The condition that caused the lazy eye must be treated. This means spectacles for refractive errors, and surgery for cataracts, drooping eyelids and squints.
The lazy eye itself is most effectively treated by occlusion therapy (patching of the good eye). This forces the child to use the weak eye. The patch can be held on the eye using a disposable adhesive patch or with an elastic band like a pirate. Alternatively, the spectacles can be covered or made with frosted plastic. The more complete the blockage of light from the eye, the more effective the treatment.

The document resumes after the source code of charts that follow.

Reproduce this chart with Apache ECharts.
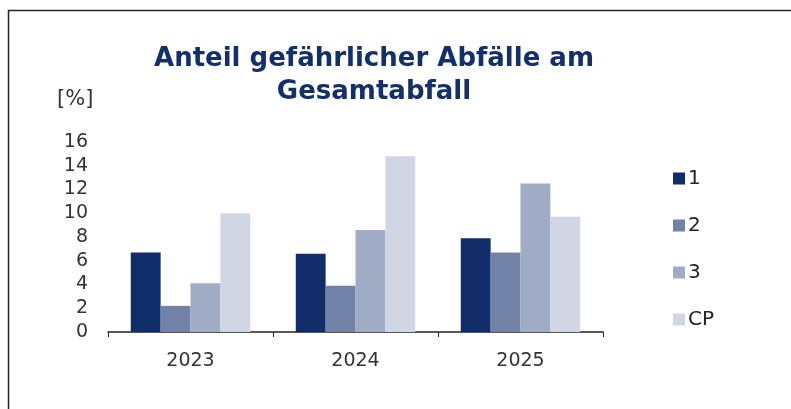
<!DOCTYPE html>
<html>
<head>
<meta charset="utf-8">
<script src="https://cdn.jsdelivr.net/npm/echarts@6/dist/echarts.min.js"></script>
<style>
  html, body { margin: 0; padding: 0; background: #fff; }
  #chart { width: 791px; height: 409px; }
</style>
</head>
<body>
<div id="chart"></div>
<script>
// Daten
const jahre = ['2023', '2024', '2025'];
const werte1 = [6.7, 6.6, 7.9];
const werte2 = [2.2, 3.9, 6.7];
const werte3 = [4.1, 8.6, 12.5];
const werteCP = [10.0, 14.8, 9.7];
const serienNamen = ['1', '2', '3', 'CP'];
const farben = ['#112d69', '#7182a6', '#a0acc5', '#d0d6e3'];

const getOption = () => {
  const reihen = [werte1, werte2, werte3, werteCP];
  return {
    animation: false,
    color: farben,
    title: {
      text: 'Anteil gefährlicher Abfälle am\nGesamtabfall',
      left: 369,
      top: 38,
      textAlign: 'center',
      textStyle: {
        fontFamily: 'DejaVu Sans',
        fontWeight: 'bold',
        fontSize: 26,
        lineHeight: 33,
        color: '#13306b'
      }
    },
    graphic: [
      {
        type: 'rect',
        shape: { x: 8.5, y: 10.5, width: 900, height: 500 },
        style: { fill: 'none', stroke: '#222', lineWidth: 1.5 }
      },
      {
        type: 'text',
        left: 57,
        top: 89,
        style: { text: '[%]', font: '21px "DejaVu Sans"', fill: '#333' }
      }
    ],
    legend: {
      orient: 'vertical',
      left: 668,
      top: 163,
      itemWidth: 12,
      itemHeight: 12,
      itemGap: 26,
      icon: 'rect',
      data: serienNamen,
      textStyle: {
        fontFamily: 'DejaVu Sans',
        fontSize: 20,
        lineHeight: 21,
        color: '#222',
        padding: [0, 0, 0, -2]
      }
    },
    grid: {
      left: 108,
      right: 188,
      top: 142,
      bottom: 77
    },
    xAxis: {
      type: 'category',
      data: jahre,
      axisLine: { lineStyle: { color: '#222', width: 1.5 } },
      axisTick: { show: true, length: 5, lineStyle: { color: '#222' } },
      axisLabel: {
        fontFamily: 'DejaVu Sans',
        fontSize: 19,
        color: '#333',
        margin: 20
      }
    },
    yAxis: {
      type: 'value',
      min: 0,
      max: 16,
      interval: 2,
      splitLine: { show: false },
      axisLine: { show: false },
      axisTick: { show: false },
      axisLabel: {
        fontFamily: 'DejaVu Sans',
        fontSize: 19,
        color: '#333',
        margin: 20
      }
    },
    series: reihen.map((werte, i) => ({
      name: serienNamen[i],
      type: 'bar',
      data: werte,
      barGap: '0%',
      barCategoryGap: '27.6%',
      itemStyle: { color: farben[i] }
    }))
  };
};

const chart = echarts.init(document.getElementById('chart'));
chart.setOption(getOption());
</script>
</body>
</html>
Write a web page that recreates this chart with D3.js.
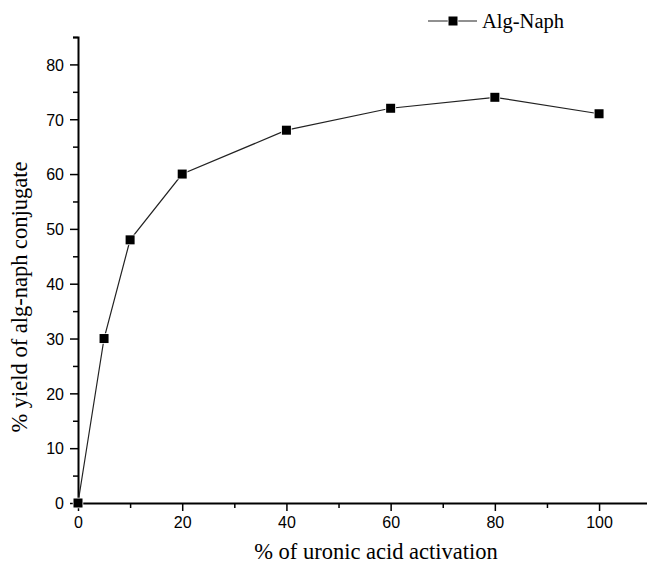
<!DOCTYPE html>
<html>
<head>
<meta charset="utf-8">
<script src="https://cdn.jsdelivr.net/npm/d3@7"></script>
<style>
  body { margin: 0; background: #fff; }
  svg { display: block; }
  .tick text { font-family: "Liberation Sans", Arial, sans-serif; font-size: 16px; fill: #000; }
  .title { font-family: "Liberation Serif", "Times New Roman", serif; font-size: 22.5px; fill: #000; }
  .legend-text { font-family: "Liberation Serif", "Times New Roman", serif; font-size: 20.5px; fill: #000; }
</style>
</head>
<body>
<svg class="chart" width="647" height="564"></svg>
<script>
const activation = [0, 5, 10, 20, 40, 60, 80, 100];
const yieldPct = [0, 30, 48, 60, 68, 72, 74, 71];
const xTicks = [0, 20, 40, 60, 80, 100];
const yTicks = [0, 10, 20, 30, 40, 50, 60, 70, 80];
const seriesName = 'Alg-Naph';

const margin = { top: 37, right: 0, bottom: 61, left: 78 };
const width = 647;
const height = 564;

const svg = d3.select('.chart');

const x = d3.scaleLinear().domain([0, 109.2]).range([margin.left, width - margin.right]);
const y = d3.scaleLinear().domain([0, 85]).range([height - margin.bottom, margin.top]);

const data = activation.map((d, i) => ({ x: d, y: yieldPct[i] }));

// minor ticks
svg.append('g')
   .attr('transform', `translate(0,${y(0)})`)
   .call(d3.axisBottom(x).tickValues(d3.range(10, 110, 20)).tickSize(5).tickFormat(''))
   .call(g => g.select('.domain').remove())
   .selectAll('line').attr('stroke-width', 1.5);

svg.append('g')
   .attr('transform', `translate(${x(0)},0)`)
   .call(d3.axisLeft(y).tickValues(d3.range(5, 90, 10)).tickSize(5).tickFormat(''))
   .call(g => g.select('.domain').remove())
   .selectAll('line').attr('stroke-width', 1.5);

// major axes
const xAxis = svg.append('g')
   .attr('transform', `translate(0,${y(0)})`)
   .call(d3.axisBottom(x).tickValues(xTicks).tickSize(8).tickSizeOuter(0).tickPadding(6));

const yAxis = svg.append('g')
   .attr('transform', `translate(${x(0)},0)`)
   .call(d3.axisLeft(y).tickValues(yTicks).tickSize(8).tickSizeOuter(5).tickPadding(6));

[xAxis, yAxis].forEach(g => {
  g.select('.domain').attr('stroke-width', 2);
  g.selectAll('.tick line').attr('stroke-width', 1.5);
});
yAxis.selectAll('.tick text').attr('dy', '0.36em');

// line
const line = d3.line().x(d => x(d.x)).y(d => y(d.y));

svg.append('path')
   .datum(data)
   .attr('fill', 'none')
   .attr('stroke', '#222')
   .attr('stroke-width', 1.2)
   .attr('d', line);

svg.append('g')
   .selectAll('rect')
   .data(data)
   .enter().append('rect')
     .attr('x', d => x(d.x) - 4.5)
     .attr('y', d => y(d.y) - 4.5)
     .attr('width', 9)
     .attr('height', 9)
     .attr('fill', '#000')
     .attr('stroke', '#fff')
     .attr('stroke-width', 1.5)
     .attr('paint-order', 'stroke');

// titles
svg.append('text')
   .attr('class', 'title')
   .attr('x', 376)
   .attr('y', 559)
   .attr('text-anchor', 'middle')
   .text('% of uronic acid activation');

svg.append('text')
   .attr('class', 'title')
   .attr('transform', 'translate(27,297) rotate(-90)')
   .attr('text-anchor', 'middle')
   .text('% yield of alg-naph conjugate');

// legend
const legend = svg.append('g').attr('transform', 'translate(428,21)');
legend.append('line')
      .attr('x1', 0).attr('x2', 49).attr('y1', 0).attr('y2', 0)
      .attr('stroke', '#222').attr('stroke-width', 1.2);
legend.append('rect')
      .attr('x', 20.5).attr('y', -4.5).attr('width', 9).attr('height', 9)
      .attr('fill', '#000').attr('stroke', '#fff').attr('stroke-width', 1.5)
      .attr('paint-order', 'stroke');
legend.append('text')
      .attr('class', 'legend-text')
      .attr('x', 54).attr('y', 7)
      .text(seriesName);
</script>
</body>
</html>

Patching can be enforced full-time during all waking hours in more severe cases of lazy eye or only part of the time so that the child does not have to wear the patch to school in milder cases. Patching can cause lazy eye in the good eye, but this is almost always reversible. Because of this possibility, patching should be always done under supervision of an eye specialist. Patching may be needed from a few months to several years as the lazy eye may return after patching is stopped. Patching is usually not effective after the age of 10.
The main difficulty with patching is that no child likes to have a good eye patched. Parents must closely supervise and enforce that continuous wearing of patches and spectacles and use of all means to persuade the child to cooperate.
Lazy eye is a common condition developing in childhood that often goes unrecognised. Early detection is important as it can only be treated successfully in early childhood. Treatment is effective but it depends on the parent's ability to ensure that the spectacles and patches are worn constantly. The patch is always worn on the good eye.